One hundred days and one hundred lines of code
Last week I attended ‘100 days and 100 lines of code’, which was organised by the Epiverse team at LSHTM. The overall idea was to think about when the next pandemic happens, what the first 100 lines of code written would be (I think more as a cute reference to similar thoughts about vaccine development, rather than a totally serious concept).
The format was over three days:
- Talks from academics, public health and field epidemiologists on their thoughts and experiences with epidemiology software.
- Exercise: starting with data simulated from an outbreak, create problems in the data and a list of questions to answer. Then swap with another group and try and answer their questions. (You can find our exercise response on github)
- Summarise common experiences and problems with software from the second day.
The only couple of reservations about the event I had was that no software developers or research software engineers spoke – which I found odd considering it was ostensibly an event about writing code – and I think we missed their perspective, and whether problems with epidemiology software are similar to other scientific fields. There was also more of a focus on outbreak response and field epi, rather than pandemic response, but maybe that’s reasonable.
While I personally learned a lot about the early stages of outbreak response, afterwards I tried to think about whether there were any things the community at large could do, and came away with five thoughts from the final group discussion:
1. Searchable curated package indexes would be useful
A lot of the groups knew many useful tools and packages to approach the exercise, due to years of experience in the field. As a relative newcomer, I hadn’t heard of the existence of many of these.
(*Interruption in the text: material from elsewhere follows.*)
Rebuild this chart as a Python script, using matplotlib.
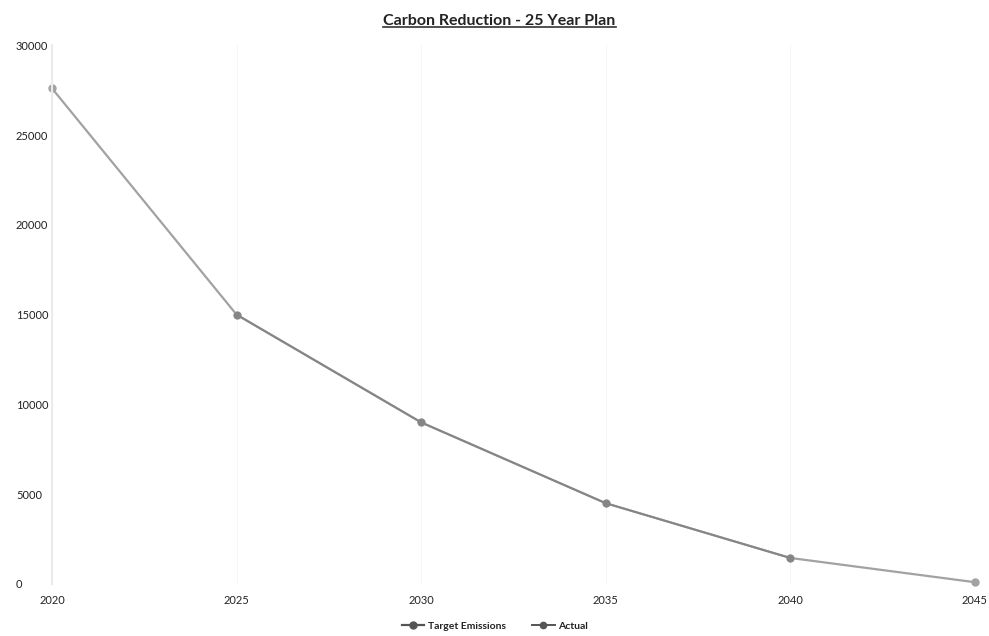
import matplotlib
matplotlib.use('Agg')
import matplotlib.pyplot as plt
from matplotlib.lines import Line2D

# Datos
years = [2020, 2025, 2030, 2035, 2040, 2045]
target = [27600, 15000, 9000, 4500, 1450, 100]
actual_years = [2025, 2030, 2035, 2040]
actual = [15000, 9000, 4500, 1450]
yticks = [0, 5000, 10000, 15000, 20000, 25000, 30000]

plt.rcParams['font.family'] = ['Lato', 'DejaVu Sans']

fig = plt.figure(figsize=(9.89, 6.36), dpi=100)
ax = fig.add_axes([0.0526, 0.0818, 0.933, 0.847])

ax.plot(years, target, color='#a2a2a2', linewidth=1.6, marker='o', markersize=5,
        label='Target Emissions', clip_on=False)
ax.plot(actual_years, actual, color='#858585', linewidth=1.4, marker='o', markersize=4.5,
        label='Actual', clip_on=False)

ax.set_xlim(2020, 2045)
ax.set_ylim(0, 30000)
ax.set_xticks(years)
ax.set_yticks(yticks)
ax.tick_params(length=0, labelsize=8, colors='#222222')
ax.tick_params(axis='x', pad=8)
ax.tick_params(axis='y', pad=26)
for lbl in ax.get_yticklabels():
    lbl.set_horizontalalignment('left')
ax.grid(axis='x', color='#f6f6f6', linewidth=0.8)
for s in ['top', 'right', 'bottom']:
    ax.spines[s].set_visible(False)
ax.spines['left'].set_color('#ebebeb')
ax.spines['left'].set_linewidth(1.5)

titulo = fig.text(0.505, 0.967, 'Carbon Reduction - 25 Year Plan', ha='center', va='center',
                  fontsize=11.5, fontweight='bold', color='#222222')
fig.canvas.draw()
bb = titulo.get_window_extent().transformed(fig.transFigure.inverted())
fig.add_artist(Line2D([bb.x0, bb.x1], [bb.y0 + 0.002, bb.y0 + 0.002], color='#333333',
                      linewidth=1.2, transform=fig.transFigure))

leg = fig.legend(loc='center', bbox_to_anchor=(0.5, 0.015), ncol=2, frameon=False, fontsize=7.5,
                 handlelength=2.2, columnspacing=2.5, handletextpad=0.3)
for h in leg.legend_handles:
    h.set_color('#555555')
for t in leg.get_texts():
    t.set_fontweight('bold')
    t.set_color('#222222')

plt.savefig('out.png', dpi=100)
plt.close()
An index of trusted epidemiology packages, possibly incorporating user rankings, and short/keyword explanations of their use would be really useful. A search over the package documentation for terms such as ‘case fatality’ might be even more helpful. I think this would be really useful in bioinformatics too!
Applied Epi seemed to be somewhat on top of this, and the Epiverse have their own set of packages. They have also made a map – a more up-to-date version of this was shown at the meeting, but I can’t find it online.
2. Data cleaning – unloved but crucial
Everyone seemed to agree more packages to help automate and make data cleaning reproducible would be helpful. In particular, tools which keep manual control of the cleaning, but help make the process smoother.
Ultimately my feeling was this doesn’t particularly fit into the current models of academic funding. Should academics even be working on this? Perhaps we need to think more about who should do this work – professional RSEs seems the natural choice, but it seems they are like hen’s teeth.
Overall, it felt like not a huge amount of progress in this area had been made since Hackout3, the last similar event I attended. Possibly because everyone’s been in emergency response mode for the last three years!
3. Don’t make one big package to do it all
Seems like the packages available are fairly modular, and it should stay this way.
One thing I definitely got out of the COVID software response was that it’s better to make smaller packages which can be independently tested, updated, and deployed. Making them easily interoperable is helpful too.
I therefore liked the Epiverse idea of having interoperable packages similar to the tidyverse. How exactly should this be achieved? I don’t think epi data is particularly special: usually case line lists (a data table), contact tracing data (a network with attributes), and sometimes genomic data (which is special 🙃). So maybe just a tibble, with some ‘special’ columns with consistent names such as date of onset etc, that certain packages require?
4. Help users engage with the software community more
Software developers in this area have a hard time to know where is most effective to spend their efforts. User feedback on things that didn’t work, difficulties with basic tasks, or feature requests aren’t well fed back.
Github and gitlab basically have all the tools to manage this, and software developers use them effectively internally.
One suggestion: as well as teaching people how to use git, maybe we should also think about adding more tuition on how to use github and its community features?
5. Add more case studies in documentation
Most documentation for research software is fairly poor. R packages/CRAN enforce a minimum standard, which I’d say is positive, and the relative ease of writing vignettes in R has always felt like a strength to me.
I’m quite taken by ’the four types of documentation’:
- How to guides
We usually do reference ok (because we’re forced to), explanation is usually in papers (for better or worse), but I think we don’t pay enough attention to the first two. More case studies and examples would be a good starting point. Generally I think time spent on documentation is some of the most valuable time you can spend on software, and so I promise to try and practise what I preach in future!
I should also mention the R4Epi handbook here, which is a good effort.
These are all quite focused on outbreak response. The next pandemic needs more systemic changes: guaranteed funding and career progression for RSEs; more software and modelling expertise in public health agencies (in the UK at least); funding for software maintenance. I doubt any of these things will really happen without funders and governments rethinking their strategy for supporting epidemiology software. But maybe some of the above will still help.